4. Emergence of Novel Payment Plans
China saw its first pay-for-performance program in oncology with Pfizer’s Ibrance in 2019. Given Pfizer did not successfully win NRDL inclusion for the public market, this was a preemptive move that positioned Ibrance well in the private insurance markets. This may be a strategy for other manufacturers to employ in the future as well – with China’s efforts to cut on costs not just limited to the public sector, private insurance and providers will similarly be attracted to value or outcome-based payment programs.
Furthermore, with these novel pricing schemes, biotech companies will be able to collect Real World Data (RWD) that demonstrate the value of their drugs, and can use this data to power their cost-effectiveness arguments with the NHSA in the future for public reimbursement.

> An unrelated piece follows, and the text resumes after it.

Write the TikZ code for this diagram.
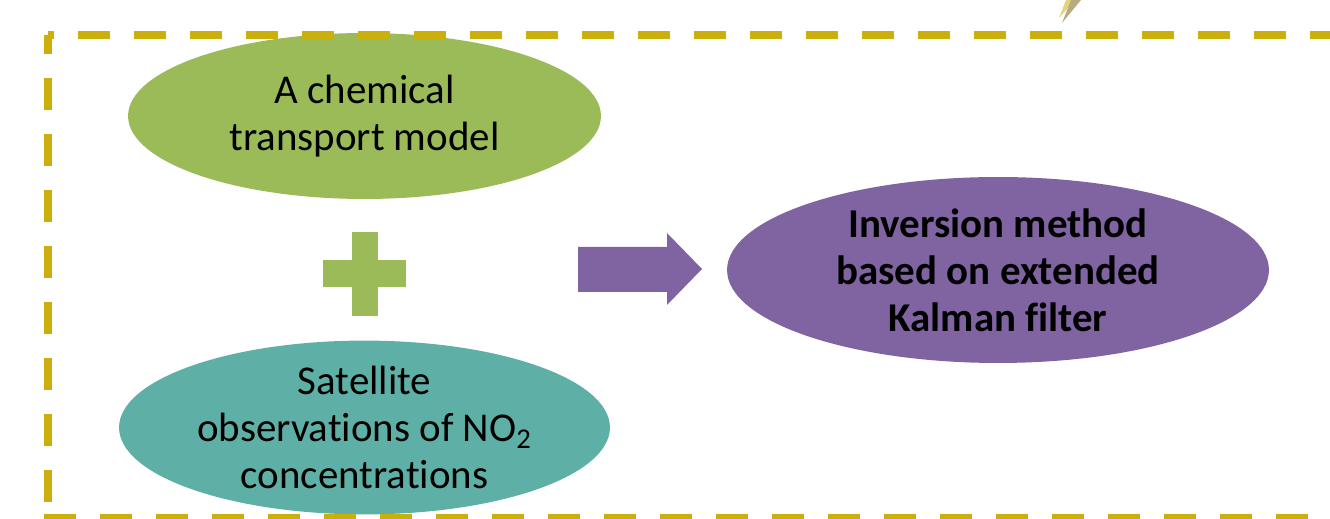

5. Increasing Acceptance of Real World Evidence
And lastly, Real World Evidence (RWE). This is rapidly growing in the US and EU, and China is starting to catch on. The NMPA issued the “Guidelines for Real-World Evidence to Support Drug Development and Review (Trial)” in January 2020, outlining the role of RWE and guidelines on its collection and use in regulatory decisions. A few months before, the China Anti-Cancer Association had its inaugural conference for the China Anti-Cancer Association Cancer Big Data and Real World Research Professional Committee, where leading oncologists discussed China’s status on data banks in oncology, including tumor sample banks for GI and breast cancer, and the challenges of turning such research into RWE. The environment in China is gradually shifting to become more accepting of real world research, and it will be interesting to see the endeavors oncology companies take on to be the pioneer in RWE.
In closing, while the current uncertainties are unsettling, it is important to keep in mind that the fundamentals of the Chinese pharmaceutical market in general, and oncology in particular, remain strong. The sector is poised for continued growth, and will no doubt accelerate after the COVID-19 crisis is under control.